The 1989 settlement between UCC and the Government of India (GoI), too, was not free from controversy. Having assumed in 1985 the sole power to represent the victims in civil litigation against UCC the GoI filed a $ 3 billion compensation suit on behalf of the victims in the US Federal Court. After the case was sent to Indian courts in 1986 the GOI in 1989 settled out-of-court with the UCC at the Supreme Court, without ever consulting the victims, for a compensation of only $ 470 million – around only 15% of the original amount – for 3000 dead against the official figure of 15000. Hearing of the settlement was held by the then Chief Justice RS Pathak in camera at the Supreme Court where the lawyers and representatives of UCC came, reportedly, straight from the Prime Minister’s house. The settlement also extinguished all financial liabilities of the UCC and the rights of the victims to file civil and criminal cases against it, though the last was later overturned by the same Court. Soon after the “settlement” Justice Pathak was nominated for appointment at the International Court of Justice at The Hague. The Centre’s “settlement” for an amount much less than what was claimed earlier in the US Federal Court has all along been suspect.
Many would have later escaped their suffering from the contaminants and toxic wastes that were left by the UCIL authorities on the plant site had the then MP government allowed completion of the work of cleaning it up.

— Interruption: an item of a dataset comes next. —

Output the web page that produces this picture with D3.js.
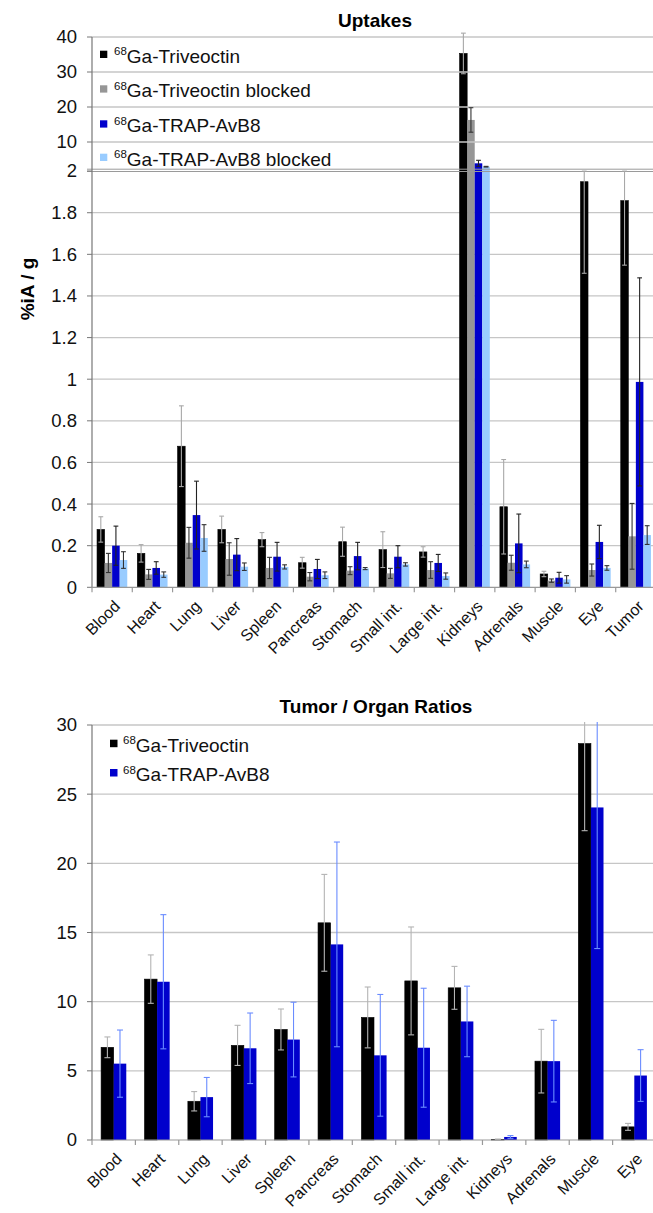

The Eveready company, successors of UCIL, were cleaning and remediating it and they continued to do so until 1998 when the state government decided to over the land. The UCC had taken the land on lease and the government should have insisted on taking it back only in its original condition, free of all contaminants. The take-over was highly suspicious and has needlessly burdened the state exchequer, now as it seems, by 350 crores (Rs.350 billion).
The June 7, 2010 decision of the Chief Judicial Magistrate, Bhopal handing out 2 years’ imprisonment to the UCIL accused that triggered a host of controversies brought into sharp focus the judgement of September 1996 of the then Chief Justice of the Supreme Court, Justice AM Ahmedi. The judgement watered down the charges against the accused in the Bhopal Gas case from that of “culpable homicide not amounting to murder” to “causing death due to negligence”. His contention that he could not support such a charge (that of culpable homicide) unless it indicated prima facie that the plant was run on that fateful night by the accused with the knowledge that it was likely to cause deaths of human beings. As if storing MIC in thousands of tons in an inefficiently run neglected plant that had obsolete technology to start with and with run-down safety measures were not enough to prove that and the culpability of the accused! The decision was felt to be suspect. The feelings gained support when Justice Ahmed was appointed life Chairman of the UCC-funded Bhopal Memorial Trust Hospital.